Smaller ethnic Malay businessmen also fear being left out.

The influential Malay Chamber of Commerce has criticised developers of a 36 billion ringgit Kuala Lumpur rail project for favouring a few firms, including MMC, owned by Mr Syed Mokhtar, and Gamuda.

The chamber, which has 10,000 professional members, said none of its members won the smaller contracts on offer. MRT Corp, the developer under the Ministry of Finance, said it awarded more than 40 per cent of the jobs to Malay firms.

 

'Deserving' Malays

A Reuters survey of 16 Malay companies shortlisted for the civil works portion of the rail job shows a majority with strong links to UMNO, with half listed on the Kuala Lumpur exchange.

Mr Najib told Reuters in March he had made progress in improving transparency, but said there were certain federal government tenders carved out for "deserving" Malay companies.

But Mr Hanafee Yusoff, secretary general of the Malay Chamber of Commerce, said: "We need a government that helps all Malay entrepreneurs. The current government has the intention, but the problem is with the delivery."

UMNO is relying on the feel-good effect of its cash gifts to extend the BN's 56-year rule, especially in rural areas where living costs are lower. Its confidence stems from a heavy weighting of parliamentary seat allocations in favour of rural constituencies that tend to favour UMNO.

But election results from 1995 to 2008 show support for UMNO and the BN see-sawing in the ethnic Malay rural heartlands. In 2008, there was a swing of 5.8 per cent among rural Malays in favour of the opposition.

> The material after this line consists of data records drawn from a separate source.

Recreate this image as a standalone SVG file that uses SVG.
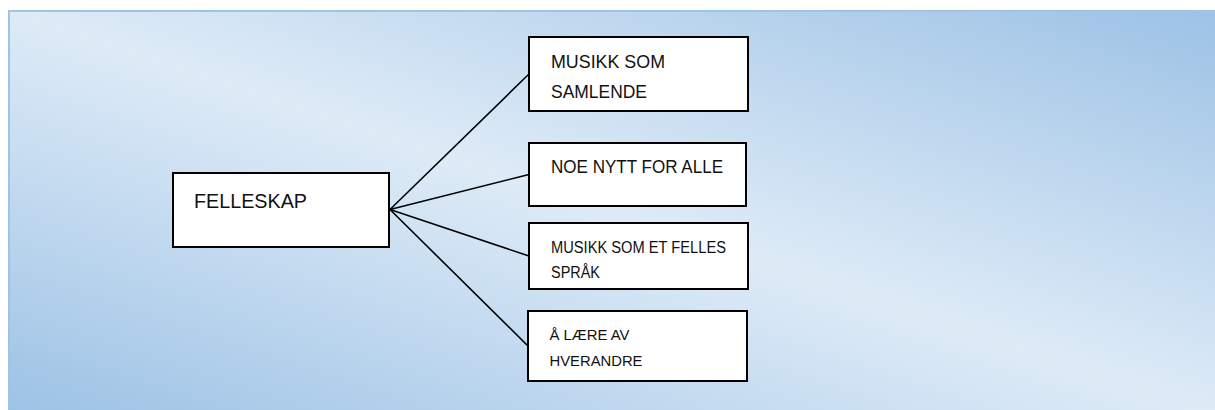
<svg xmlns="http://www.w3.org/2000/svg" width="1215" height="410" viewBox="0 0 1215 410">
  <defs>
    <!-- diagonal light gradient: darker at bottom-left and top-right corners -->
    <linearGradient id="panelFill" x1="0" y1="1" x2="1" y2="0">
      <stop offset="0" stop-color="#9cc2e5"/>
      <stop offset="0.5" stop-color="#deebf7"/>
      <stop offset="1" stop-color="#9cc2e5"/>
    </linearGradient>
    <style>
      .box { fill: #ffffff; stroke: #000000; stroke-width: 2; }
      .lbl { font-family: "Liberation Sans", Arial, sans-serif; fill: #111111; }
      .link { stroke: #000000; stroke-width: 1.6; fill: none; stroke-linecap: round; }
    </style>
  </defs>

  <rect x="0" y="0" width="1215" height="410" fill="#ffffff"/>
  <!-- background panel -->
  <rect x="9" y="11" width="1210" height="404" fill="url(#panelFill)" stroke="#9dc3e6" stroke-width="2"/>

  <!-- connectors from the main node to each sub-item -->
  <g id="connectors">
    <line class="link" x1="390" y1="209.5" x2="529" y2="74"/>
    <line class="link" x1="390" y1="209.5" x2="529" y2="174.5"/>
    <line class="link" x1="390" y1="209.5" x2="529" y2="256"/>
    <line class="link" x1="390" y1="209.5" x2="528" y2="346"/>
  </g>

  <g id="felleskap">
    <rect class="box" x="173" y="173" width="216" height="74"/>
    <text class="lbl" x="194" y="207.5" font-size="21" textLength="113" lengthAdjust="spacingAndGlyphs">FELLESKAP</text>
  </g>

  <g id="musikk-samlende">
    <rect class="box" x="529" y="37" width="219" height="74"/>
    <text class="lbl" x="551" y="68" font-size="18" textLength="114" lengthAdjust="spacingAndGlyphs">MUSIKK SOM</text>
    <text class="lbl" x="551" y="98.3" font-size="18" textLength="96" lengthAdjust="spacingAndGlyphs">SAMLENDE</text>
  </g>

  <g id="noe-nytt">
    <rect class="box" x="529" y="143" width="217" height="63"/>
    <text class="lbl" x="551" y="173.3" font-size="17.5" textLength="172" lengthAdjust="spacingAndGlyphs">NOE NYTT FOR ALLE</text>
  </g>

  <g id="felles-sprak">
    <rect class="box" x="529" y="223" width="219" height="66"/>
    <text class="lbl" x="551" y="252.7" font-size="16" textLength="175" lengthAdjust="spacingAndGlyphs">MUSIKK SOM ET FELLES</text>
    <text class="lbl" x="551" y="278.3" font-size="16" textLength="49" lengthAdjust="spacingAndGlyphs">SPRÅK</text>
  </g>

  <g id="laere-av-hverandre">
    <rect class="box" x="528" y="311" width="219" height="70"/>
    <text class="lbl" x="549.5" y="340" font-size="15.5" textLength="80" lengthAdjust="spacingAndGlyphs">Å LÆRE AV</text>
    <text class="lbl" x="549.5" y="365.7" font-size="15.5" textLength="93" lengthAdjust="spacingAndGlyphs">HVERANDRE</text>
  </g>
</svg>
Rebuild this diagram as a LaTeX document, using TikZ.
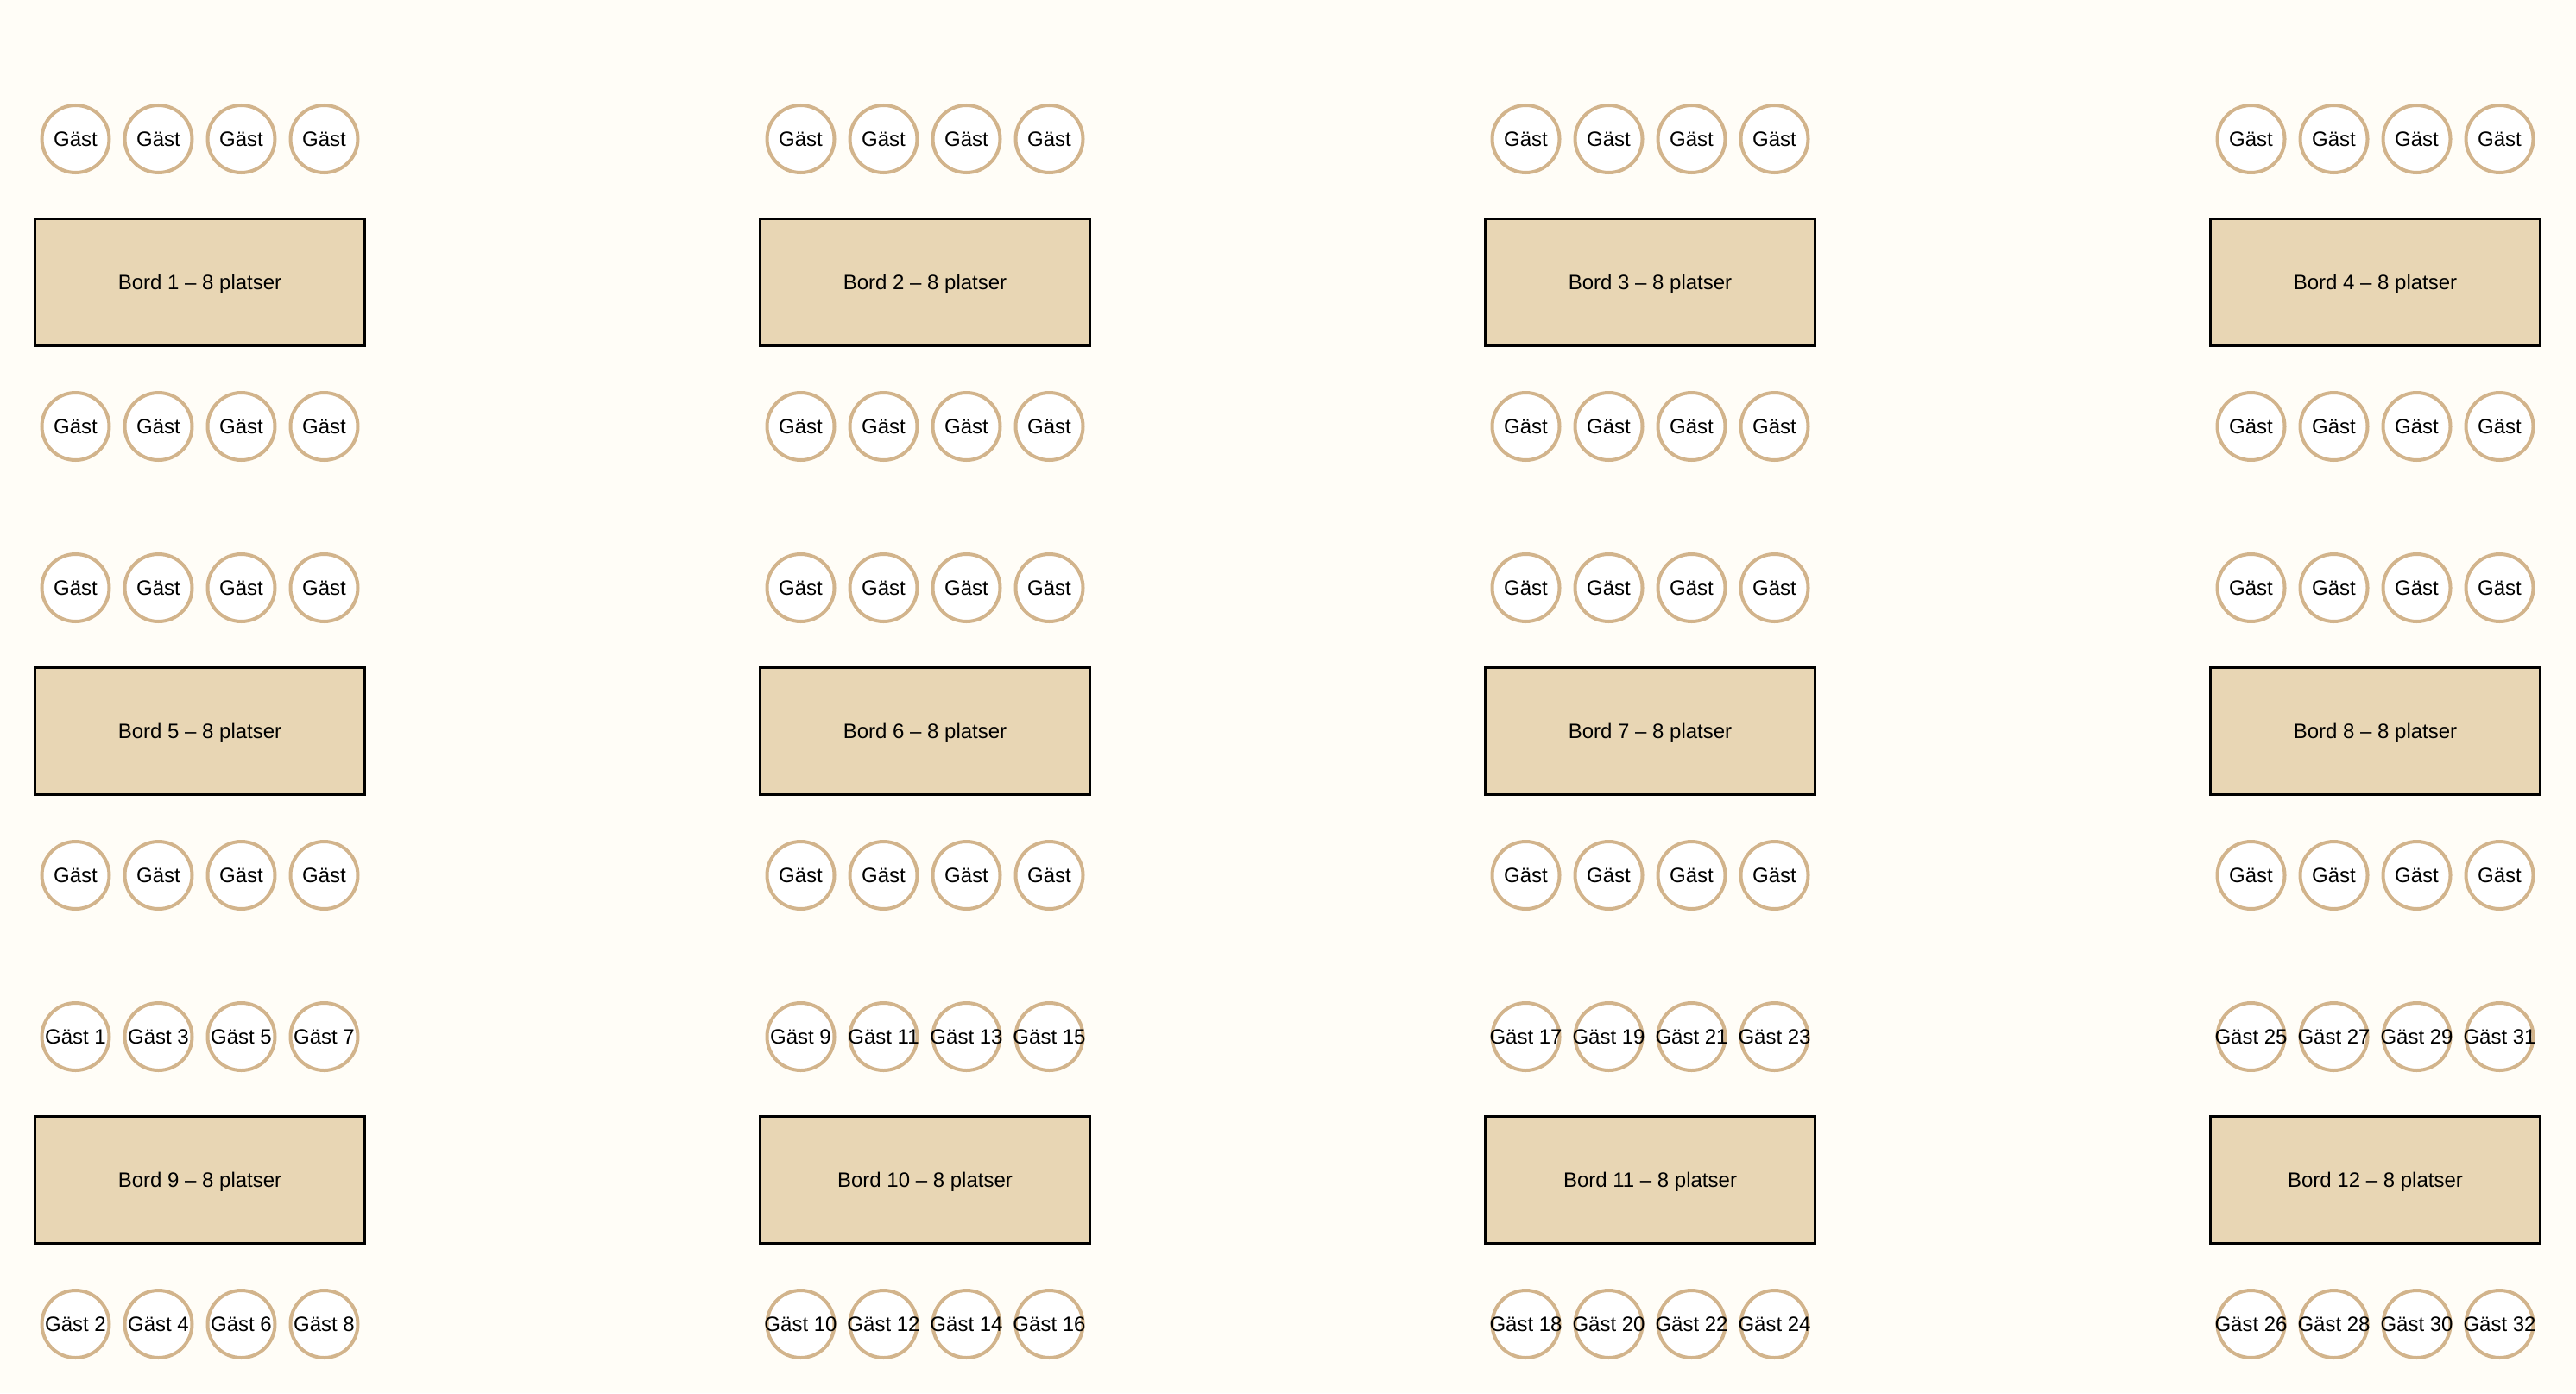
\documentclass[tikz,border=0pt]{standalone}
\usepackage{fontspec}
\setmainfont{Liberation Sans}
\usetikzlibrary{calc}

\definecolor{bakgrund}{HTML}{FFFDF7}
\definecolor{bordfarg}{HTML}{E8D6B4}
\definecolor{gastkant}{HTML}{D2B48C}

\tikzset{
    bord/.style={draw=black, line width=3pt, fill=bordfarg, minimum width=382pt,
        minimum height=147pt, inner sep=0pt, text depth=0pt,
        font=\fontsize{24}{28}\selectfont},
    gast/.style={circle, draw=gastkant, line width=4pt, fill=white, minimum size=78pt,
        inner sep=0pt, text depth=0pt, font=\fontsize{24}{28}\selectfont}
}

\begin{document}
\begin{tikzpicture}[x=1pt, y=-1pt]
    % Background
    \fill[bakgrund] (0,0) rectangle (2984,1614);
    \useasboundingbox (0,0) rectangle (2984,1614);

    % Tables: 3 rows, 4 columns
    \foreach \r in {0,1,2} {
        \foreach \c in {0,...,3} {
            \pgfmathtruncatemacro\nr{4*\r+\c+1}
            \node[bord] (bord\nr) at ({231.5+840*\c},{327+520*\r}) {Bord \nr{} – 8 platser};
            % Guests above and below the table (text may overflow the circle)
            \foreach \k in {0,...,3} {
                \pgfmathsetmacro\dx{-144+96*\k}
                \pgfmathtruncatemacro\ovre{8*\c+2*\k+1}
                \pgfmathtruncatemacro\nedre{8*\c+2*\k+2}
                \node[gast] (gast\nr-o\k) at ($(bord\nr)+(\dx,-166)$)
                    {\makebox[0pt]{\ifnum\r=2 Gäst \ovre\else Gäst\fi}};
                \node[gast] (gast\nr-n\k) at ($(bord\nr)+(\dx,167)$)
                    {\makebox[0pt]{\ifnum\r=2 Gäst \nedre\else Gäst\fi}};
            }
        }
    }
\end{tikzpicture}
\end{document}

"We are seeing some return in support from the rural Malays because of the cash handouts, but we are not taking it easy," said a senior UMNO politician.

The opposition concedes it is difficult to make inroads in the Malay heartland and is counting on younger Malays, especially urban dwellers who go back to their villages to vote.

"Our best campaigners are the young, working-class Malays in the city," said Rafizi Ramli, strategic director for Anwar's Parti Keadilan Rakyat (PKR).

"They are going through the difficulties of living in a city. They can tell their parents about the unfairness and the growing class divide."